8 Responses to “Romans in India (Marian Romans v. Classical Indians)”

  1. TWR Says:

    Sounds like an intersting game! It seems odd to read the Indians, a gift some 16 years ago, are still doing battle. I look forward to more reports in the future.

    • Mark Davies Says:

      Yes, I think they’re too loyal to Joel too! That’s the second time when I’ve been using one of his armies that my general has fallen on his sword for him! I ought to hurry up and get my Ancient Britons finished!

      • TWR Says:

        Yes, clearly you need to complete the Britons with some urgency.

        When in Timaru there was a queue of people wanting to use his Indians, they seemed to do well against me when anyone uses them.

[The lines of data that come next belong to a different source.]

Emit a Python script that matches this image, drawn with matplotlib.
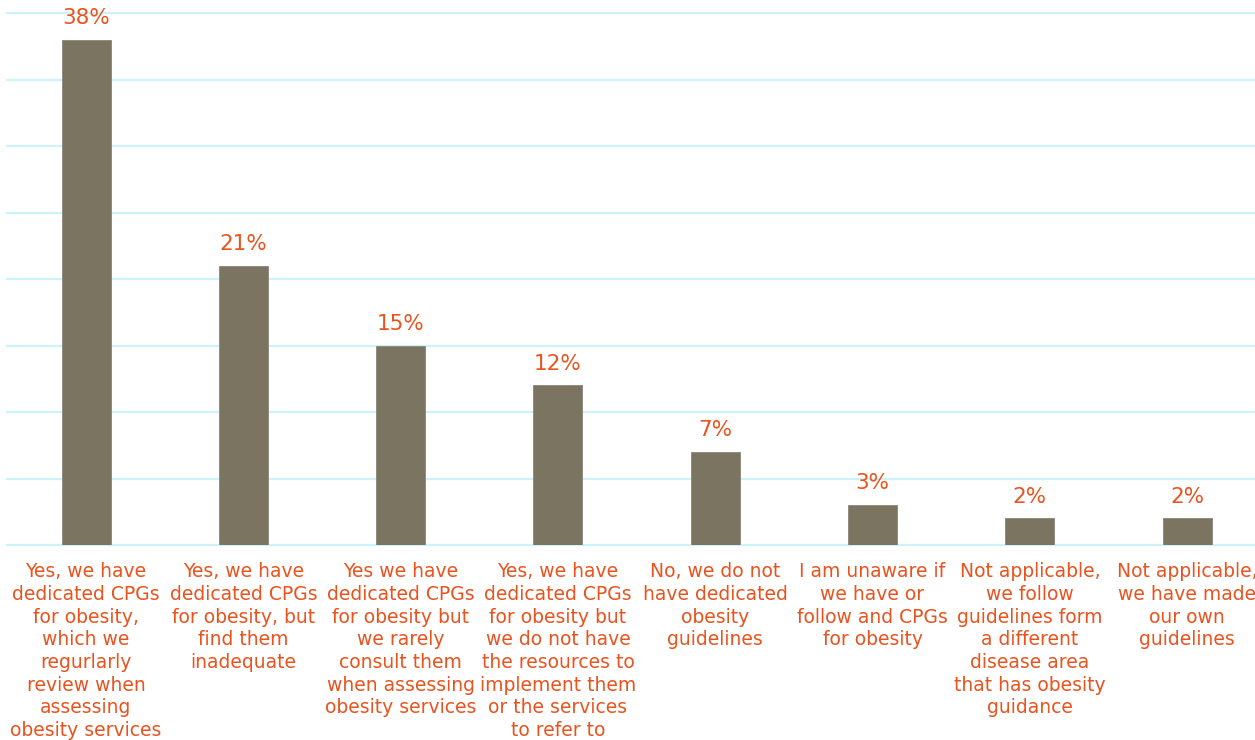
import matplotlib

matplotlib.use("Agg")
matplotlib.rcParams["font.family"] = ["DejaVu Sans"]
import matplotlib.pyplot as plt

categories = [
    "Yes, we have\ndedicated CPGs\nfor obesity,\nwhich we\nregurlarly\nreview when\nassessing\nobesity services",
    "Yes, we have\ndedicated CPGs\nfor obesity, but\nfind them\ninadequate",
    "Yes we have\ndedicated CPGs\nfor obesity but\nwe rarely\nconsult them\nwhen assessing\nobesity services",
    "Yes, we have\ndedicated CPGs\nfor obesity but\nwe do not have\nthe resources to\nimplement them\nor the services\nto refer to",
    "No, we do not\nhave dedicated\nobesity\nguidelines",
    "I am unaware if\nwe have or\nfollow and CPGs\nfor obesity",
    "Not applicable,\nwe follow\nguidelines form\na different\ndisease area\nthat has obesity\nguidance",
    "Not applicable,\nwe have made\nour own\nguidelines",
]
shares = [38, 21, 15, 12, 7, 3, 2, 2]

BAR = "#7B7461"
ORANGE = "#E8531E"
GRID = "#CCF2FA"

fig = plt.figure(figsize=(12.55, 7.40), dpi=100)
ax = fig.add_axes([0.0059, 0.2635, 1.0027, 0.7189])

x = range(len(shares))
ax.bar(x, shares, width=0.312, color=BAR, edgecolor="#8A857A", linewidth=0.6, zorder=3)

# percentage above each bar
for xi, v in zip(x, shares):
    ax.annotate(f"{v}%", (xi, v), xytext=(0, 8.5), textcoords="offset points",
                ha="center", va="bottom", color=ORANGE, fontsize=15.5)

# wrapped category text under the baseline
for xi, lab in zip(x, categories):
    ax.annotate(lab, (xi, 0), xytext=(0, -12.5), textcoords="offset points",
                ha="center", va="top", color=ORANGE, fontsize=13.5,
                linespacing=1.245, annotation_clip=False)

ax.set_xlim(-0.5, len(shares) - 0.5)
ax.set_ylim(0, 40)
ax.set_yticks(range(0, 41, 5))
ax.yaxis.grid(True, color=GRID, linewidth=1.6, zorder=0)
for gl in ax.get_ygridlines():
    gl.set_clip_on(False)
ax.set_axisbelow(True)
ax.tick_params(left=False, bottom=False, labelleft=False, labelbottom=False)
for s in ax.spines.values():
    s.set_visible(False)

fig.savefig("out.png", dpi=100)
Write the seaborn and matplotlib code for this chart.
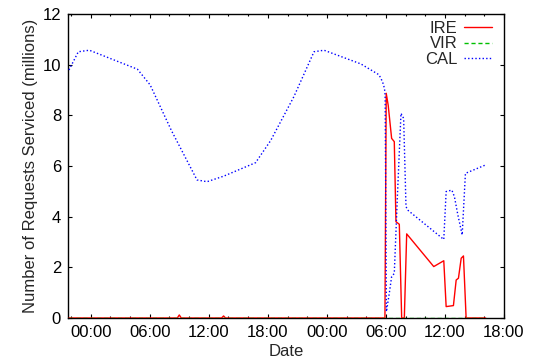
import matplotlib
matplotlib.use("Agg")
import matplotlib.pyplot as plt
import seaborn as sns
import pandas as pd
from matplotlib.ticker import FixedLocator, MultipleLocator

# ---- data (hours since first midnight, millions of requests) ----
ire_hours = [-2.21, 8.8, 9.0, 9.2, 13.3, 13.5, 13.7, 29.9, 30.03, 30.23, 30.58,
             30.85, 31.02, 31.36, 31.6, 31.87, 32.11, 34.86, 35.88, 36.12, 36.86,
             37.14, 37.37, 37.65, 37.88, 38.15, 40.12]
ire_values = [0.0, 0.0, 0.12, 0.0, 0.0, 0.08, 0.0, 0.0, 8.87, 8.4, 7.09,
              6.96, 3.8, 3.7, 0.0, 0.0, 3.32, 2.03, 2.26, 0.45, 0.49,
              1.5, 1.57, 2.36, 2.45, 0.0, 0.0]

vir_hours = [-2.21, 10.0, 20.0, 30.0, 40.12]
vir_values = [0.0, 0.0, 0.0, 0.0, 0.0]

cal_hours = [-2.21, -1.26, -0.14, 4.75, 6.04, 8.2, 10.8, 11.82, 13.52, 16.75,
             18.28, 20.65, 22.69, 23.71, 27.45, 29.3, 29.65, 29.85, 29.92, 30.05,
             30.34, 30.58, 30.85, 31.15, 31.53, 31.8, 32.04, 32.21, 35.88, 36.12,
             36.7, 36.96, 37.31, 37.75, 38.08, 40.12]
cal_values = [9.79, 10.51, 10.57, 9.82, 9.2, 7.4, 5.45, 5.38, 5.6, 6.13,
              7.0, 8.74, 10.51, 10.57, 10.03, 9.6, 9.33, 9.07, 8.8, 0.25,
              0.97, 1.63, 1.76, 4.66, 8.08, 7.88, 4.4, 4.26, 3.1, 4.99,
              5.05, 4.79, 4.07, 3.28, 5.71, 6.04]

tick_hours = [0, 6, 12, 18, 24, 30, 36, 42]
tick_labels = ["00:00", "06:00", "12:00", "18:00", "00:00", "06:00", "12:00", "18:00"]
y_ticks = [0, 2, 4, 6, 8, 10, 12]

ire_df = pd.DataFrame({"hour": ire_hours, "value": ire_values})
vir_df = pd.DataFrame({"hour": vir_hours, "value": vir_values})
cal_df = pd.DataFrame({"hour": cal_hours, "value": cal_values})

sns.set_style("ticks")
plt.rcParams['font.family'] = ['Liberation Sans', 'DejaVu Sans']

fig = plt.figure(figsize=(5.34, 3.63), dpi=100)
ax = fig.add_axes([68 / 534, 1 - 318 / 363, (504 - 68) / 534, (318 - 14) / 363])

sns.lineplot(data=ire_df, x="hour", y="value", ax=ax, color="#ff0000",
             linewidth=1.0, estimator=None, sort=False, label="IRE", zorder=3)
sns.lineplot(data=vir_df, x="hour", y="value", ax=ax, color="#00c000",
             linewidth=1.0, estimator=None, sort=False, label="VIR", zorder=3)
sns.lineplot(data=cal_df, x="hour", y="value", ax=ax, color="#0000ff",
             linewidth=1.0, estimator=None, sort=False, label="CAL", zorder=3)
ax.lines[1].set_linestyle((0, (3, 2)))
ax.lines[2].set_linestyle((0, (1, 1.6)))

ax.set_xlim(-2.31, 42)
ax.set_ylim(0, 12)
ax.xaxis.set_major_locator(FixedLocator(tick_hours))
ax.set_xticklabels(tick_labels)
ax.xaxis.set_minor_locator(MultipleLocator(2))
ax.set_yticks(y_ticks)

ax.tick_params(which="both", direction="in", top=True, right=True,
               labelsize=12, colors="black", width=0.8)
ax.tick_params(which="major", length=3.2, pad=5)
ax.tick_params(which="minor", length=1.6)
for s in ax.spines.values():
    s.set_linewidth(1.0)
    s.set_color("black")

ax.set_xlabel("Date", fontsize=12, labelpad=3)
ax.set_ylabel("Number of Requests Serviced (millions)", fontsize=12, labelpad=3)

leg = ax.legend(loc="upper right", bbox_to_anchor=(0.9885, 1.0), frameon=False,
                markerfirst=False, fontsize=12, handlelength=1.7, handletextpad=0.4,
                labelspacing=0.05, borderaxespad=0.2, borderpad=0.2)

fig.savefig("out.png", dpi=100)
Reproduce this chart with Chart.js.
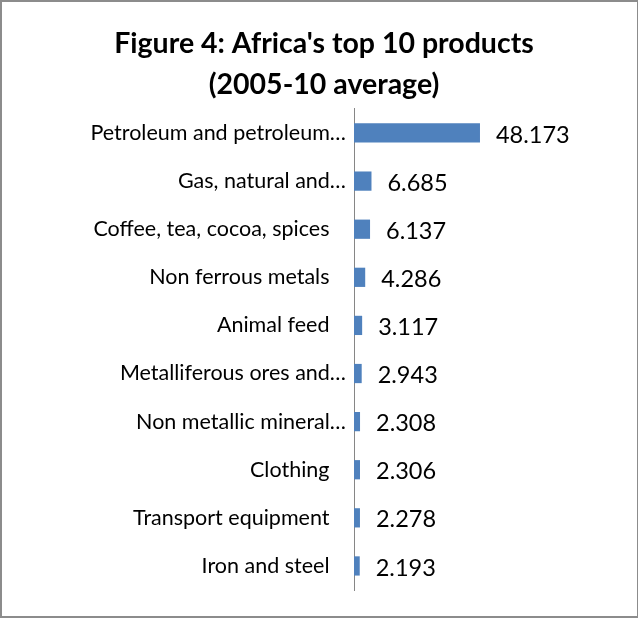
<!DOCTYPE html>
<html><head><meta charset="utf-8">
<script src="https://cdn.jsdelivr.net/npm/chart.js@4"></script>
<style>
html,body{margin:0;padding:0;background:#fff;}
#c{position:absolute;left:0;top:0;}
#frame{position:absolute;left:0;top:0;width:635px;height:614px;border:2px solid #8c8c8c;border-right-width:1px;pointer-events:none;}
</style></head>
<body>
<canvas id="c" width="638" height="618"></canvas>
<div id="frame"></div>
<script>
const categories = [
  "Petroleum and petroleum…",
  "Gas, natural and…",
  "Coffee, tea, cocoa, spices",
  "Non ferrous metals",
  "Animal feed",
  "Metalliferous ores and…",
  "Non metallic mineral…",
  "Clothing",
  "Transport equipment",
  "Iron and steel"
];
const values = [48.173, 6.685, 6.137, 4.286, 3.117, 2.943, 2.308, 2.306, 2.278, 2.193];
const titleLines = ["Figure 4: Africa's top 10 products", "(2005-10 average)"];

const FONT = "Lato, 'Open Sans', sans-serif";

const valueLabels = {
  id: 'valueLabels',
  afterDatasetsDraw(chart) {
    const ctx = chart.ctx;
    const meta = chart.getDatasetMeta(0);
    const xs = chart.scales.x;
    ctx.save();
    ctx.font = "23.5px " + FONT;
    ctx.fillStyle = "#000";
    ctx.textAlign = "left";
    ctx.textBaseline = "middle";
    meta.data.forEach((bar, i) => {
      const v = values[i];
      ctx.fillText(v.toFixed(3), xs.getPixelForValue(v) + 16, bar.y + 2);
    });
    ctx.restore();
  }
};

new Chart(document.getElementById('c'), {
  type: 'bar',
  data: {
    labels: categories,
    datasets: [{
      data: values,
      backgroundColor: '#4F81BD',
      borderWidth: 0,
      categoryPercentage: 1,
      barPercentage: 0.4
    }]
  },
  options: {
    indexAxis: 'y',
    responsive: false,
    animation: false,
    layout: { padding: { left: 10, right: 0, top: 0, bottom: 28 } },
    plugins: {
      legend: { display: false },
      tooltip: { enabled: false },
      title: {
        display: true,
        text: titleLines,
        color: '#000',
        font: { family: FONT, size: 28.5, weight: 'bold', lineHeight: 1.42 },
        padding: { top: 24, bottom: 4 }
      }
    },
    scales: {
      x: {
        display: false,
        min: 0,
        max: 108.6
      },
      y: {
        grid: { display: false, drawTicks: false },
        border: { display: true, color: '#868686', width: 1 },
        ticks: {
          color: '#000',
          font: { family: FONT, size: 21.5 },
          padding: 8,
          callback: function(v, i) {
            const s = categories[i];
            return s.endsWith('…') ? s : s + '   ';
          }
        },
        afterFit(axis) { axis.width = 344; }
      }
    }
  },
  plugins: [valueLabels]
});
</script>
</body></html>
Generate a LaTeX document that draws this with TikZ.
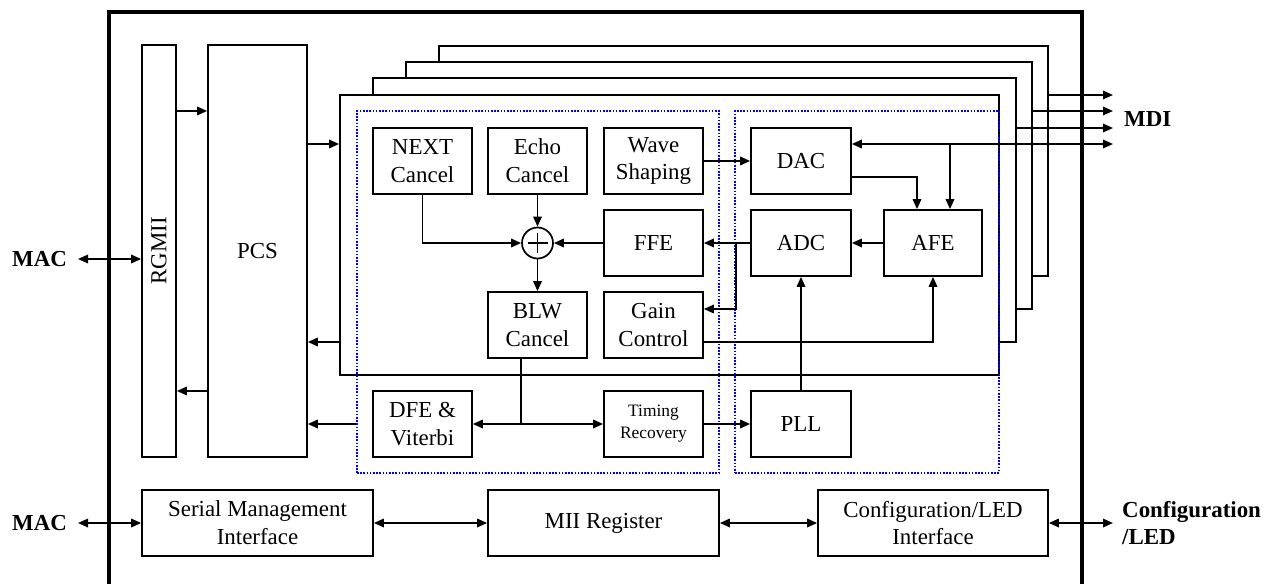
\documentclass[tikz,border=0pt]{standalone}
\usepackage{fontspec}
\setmainfont{Liberation Serif}
\usetikzlibrary{arrows.meta}
\begin{document}
\begin{tikzpicture}[x=1bp,y=-1bp,
  lw/.style={line width=1.7bp},
  blk/.style={draw,lw,fill=white,align=center,inner sep=0pt,
    font=\fontsize{23}{28}\selectfont, minimum width=99bp, minimum height=66bp},
  grp/.style={draw=blue,line width=1.4bp,dash pattern=on 1.6bp off 1.6bp,inner sep=0pt},
  stack/.style={draw,lw,fill=white},
  arr/.style={lw,-{Triangle[length=10bp,width=8.5bp]}},
  darr/.style={lw,{Triangle[length=10bp,width=8.5bp]}-{Triangle[length=10bp,width=8.5bp]}},
  lbl/.style={font=\fontsize{23}{28}\selectfont\bfseries,align=left,inner sep=0pt}]
\useasboundingbox (0,0) rectangle (1276,584);
% outer chip boundary
\draw[line width=4bp] (109,590) -- (109,12) -- (1082,12) -- (1082,590);
% stacked channel boxes
\draw[stack] (439,46) rectangle (1048,276);
\draw[stack] (406,62) rectangle (1032,309);
\draw[stack] (373,78) rectangle (1016,342);
\node[stack,inner sep=0pt,minimum width=659bp,minimum height=280bp] (stk) at (669.5,235) {};
% dotted groups
\node[grp,minimum width=362bp,minimum height=362bp] (lgrp) at (538,292) {};
\node[grp,minimum width=264bp,minimum height=362bp] (rgrp) at (867,292) {};
% left column
\node[blk,minimum width=34bp,minimum height=412bp] (rgmii) at (159,251) {};
\node[font=\fontsize{23}{28}\selectfont,rotate=90] at (rgmii.center) {RGMII};
\node[blk,minimum width=99bp,minimum height=412bp] (pcs) at (257.5,251) {PCS};
% DSP blocks
\node[blk] (next) at (422.5,161) {NEXT\\Cancel};
\node[blk] (echo) at (537.5,161) {Echo\\Cancel};
\node[blk] (wave) at (653.5,161) {Wave\\Shaping};
\node[blk,minimum width=100bp] (dac) at (801,161) {DAC};
\node[blk] (ffe) at (653.5,243) {FFE};
\node[blk,minimum width=100bp] (adc) at (801,243) {ADC};
\node[blk,minimum width=98bp] (afe) at (933,243) {AFE};
\node[draw,lw,circle,minimum size=31bp,inner sep=0pt] (sum) at (537.5,243) {};
\draw[lw] ([xshift=-10bp]sum.center) -- ([xshift=10bp]sum.center);
\draw[lw] ([yshift=-10bp]sum.center) -- ([yshift=10bp]sum.center);
\node[blk] (blw) at (537.5,325) {BLW\\Cancel};
\node[blk] (gain) at (653.5,325) {Gain\\Control};
\node[blk] (dfe) at (422.5,424) {DFE \&\\Viterbi};
\node[blk,font=\fontsize{17.5}{22}\selectfont] (tim) at (653.5,424) {Timing\\Recovery};
\node[blk,minimum width=100bp] (pll) at (801,424) {PLL};
% bottom row
\node[blk,minimum width=231bp] (smi) at (257.5,523) {Serial Management\\Interface};
\node[blk,minimum width=231bp] (mii) at (603.5,523) {MII Register};
\node[blk,minimum width=230bp] (cfg) at (933,523) {Configuration/LED\\Interface};
% external labels
\node[lbl,anchor=west] (mac1) at (12,259) {MAC};
\node[lbl,anchor=west] (mac2) at (12,523) {MAC};
\node[lbl,anchor=west] (mdi) at (1124,119) {MDI};
\node[lbl,anchor=west] (cfgl) at (1122,523) {Configuration\\/LED};
\coordinate (mdiend) at (1113,144);
\coordinate (cfgend) at (1113,523);
% left side connections
\draw[darr] (78,259) -- (rgmii.west |- 0,259);
\draw[darr] (78,523) -- (smi.west);
\draw[arr] (rgmii.east |- 0,111) -- (pcs.west |- 0,111);
\draw[arr] (pcs.west |- 0,391) -- (rgmii.east |- 0,391);
\draw[arr] (pcs.east |- 0,144) -- (stk.west |- 0,144);
\draw[arr] (stk.west |- 0,342) -- (pcs.east |- 0,342);
\draw[arr] (lgrp.west |- 0,424) -- (pcs.east |- 0,424);
% MDI lines
\draw[arr] (1048,95) -- (mdiend |- 0,95);
\draw[arr] (1032,111) -- (mdiend |- 0,111);
\draw[arr] (1016,128) -- (mdiend |- 0,128);
\draw[darr] (dac.east |- 0,144) -- (mdiend);
\draw[arr] (950,144) -- (afe.north -| 950,0);
\draw[arr] (dac.east |- 0,177) -| (afe.north -| 917,0);
% DSP connections
\draw[arr] (wave.east) -- (dac.west);
\draw[arr] (afe.west) -- (adc.east);
\draw[arr] (adc.west) -- (ffe.east);
\draw[arr] (736,243) |- (gain.east |- 0,309);
\draw[arr] (gain.east |- 0,342) -| (afe.south);
\draw[arr] (pll.north) -- (adc.south);
\draw[arr] (ffe.west) -- (sum.east);
\draw[arr] (next.south) |- (sum.west);
\draw[arr] (echo.south) -- (sum.north);
\draw[arr] (sum.south) -- (blw.north);
\coordinate (split) at (521,424);
\draw[lw] (blw.south -| split) -- (split);
\draw[arr] (split) -- (dfe.east);
\draw[arr] (split) -- (tim.west);
\draw[arr] (tim.east) -- (pll.west);
% bottom connections
\draw[darr] (smi.east) -- (mii.west);
\draw[darr] (mii.east) -- (cfg.west);
\draw[darr] (cfg.east) -- (cfgend);
\end{tikzpicture}
\end{document}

So perhaps he was just lucky.

        BTW DBA is now confirmed for Conquest, which will be Labour weekend.

    • Mark Davies Says:

      The Britons are back on track after being dropped and needing to reglue the chariot crews, but I’ve now got the ‘Victory and Defeat’ pack, so I’m working on fitting that into the warband. With the thesis getting top priority they may be a week or two off being ready.

      Looking forward to Conquest again. Plenty of time to plan for it this time.

  2. TWR Says:

    The Corvus Belli Victory and Defeat pack is excellent. Just tell yourself they are standing on Roman heads and not Gallic ones – from failed attacks on the Romans earlier.

    • Mark Davies Says:

      Well, one of the heads is a Gallic type that the Romans adopted, so it could be either, but I’m pretty sure all the head are clean-shaven, so definitely Romans!

      I’m not so sure those were ‘failed attacks’! It’s just that the Romans keep coming back!

  3. Craig C Says:

    I’ve fond memories of defeating those elephants while Joel was down here in Timaru for work a couple of years back

    Another interesting game. Only 2x DBAers in Auckland? Maybe you guys need to play at any of the clubs to try to generate more support.

    Looking forward to more Dark Ages reports soon!


    • Mark Davies Says:

      Yes, those elephants have been around! We’re planning a club visit soon; Joel’s knows someone at one of the clubs who’s interested. I’m sure things will grow from there.